The syndicates operating the boats are known to pack them well beyond safety limits while the boat captains stay away from the safe routes to avoid detection.
Well away from established shipping lanes, the sea is choppy and risky. If things go wrong, there is no help nearby.
“They rarely depart until their boat is really full. They have no regard for the safety of the passengers. All they are interested in is making as much money as possible from a trip,” said federal marine police deputy commander Asst Comm Abdul Rahim Abdullah.
Most of them are actually fishing boats, also known as bot pancung, operated by Indonesians and are usually bound for either Tanjung Balai or Batam in Indonesia.

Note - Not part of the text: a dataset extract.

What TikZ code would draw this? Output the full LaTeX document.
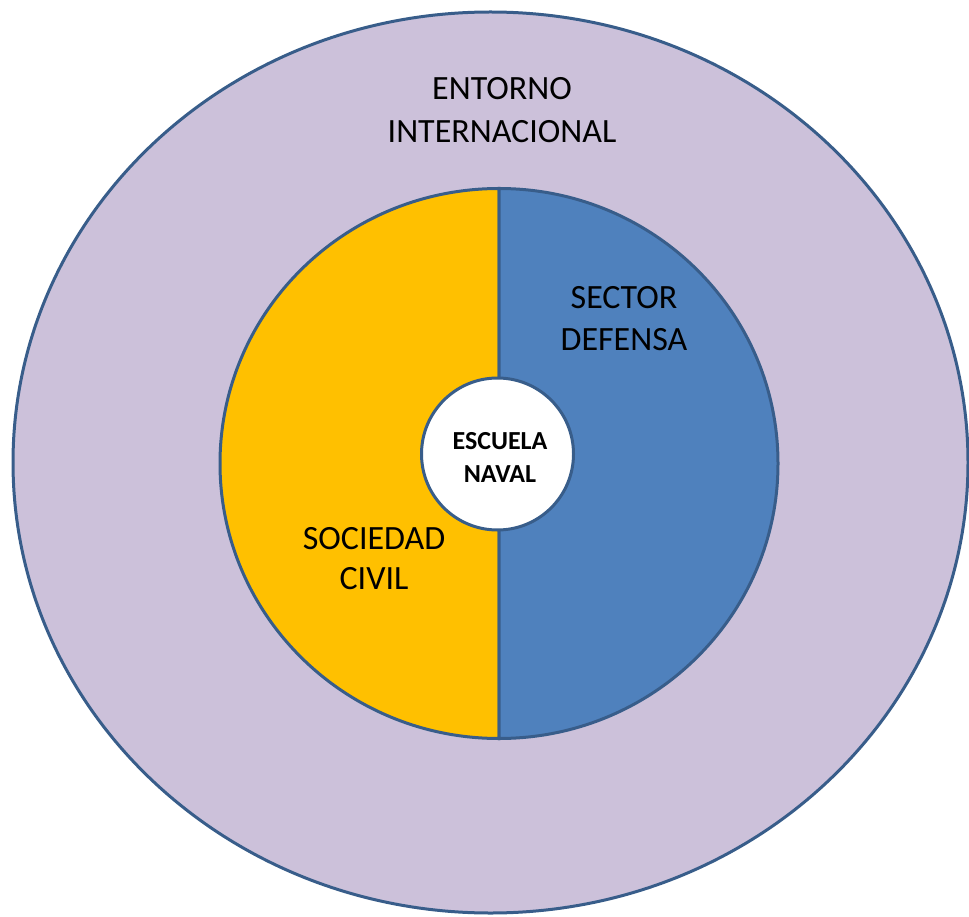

Some Malaysians, it is believed, are involved in human trafficking for which these boats also serve.
Maritime authorities said the syndicates used several laluan tikus (secret routes) to transport the illegal immigrants to the boats.
At least 10 secret routes have been discovered around the country to date.
The known landing and exit points are in Batu Pahat, Pontian, Pengerang and Muar in Johor, Kuala Langat, Sungai Kesang, Pulau Carey, Banting and Tanjung Sepat in Selangor as well as Port Dickson in Negri Sembilan.
Malaysian maritime enforcement agency deputy director-general (Operation) Mohd Puzi Ab Kahar said the secret routes were in secluded areas.
He also said Malaysian waters covered a vast area and it was impossible to keep tabs on all sea activities.
“We have always monitored the activities of the syndicates but they are slippery and always change their tactics.
“If we identify certain hotspots, the syndicates would change their ‘port of call’,” Mohd Puzi told The Star yesterday.
He said it was vital for the agency to improve its intelligence gathering but to do that, it needed the cooperation of the public.
“When transporting illegals, most of the syndicates have to pass by villages to reach a jetty. Such movements should arouse suspicion and the people should alert the authorities as soon as possible,” he said.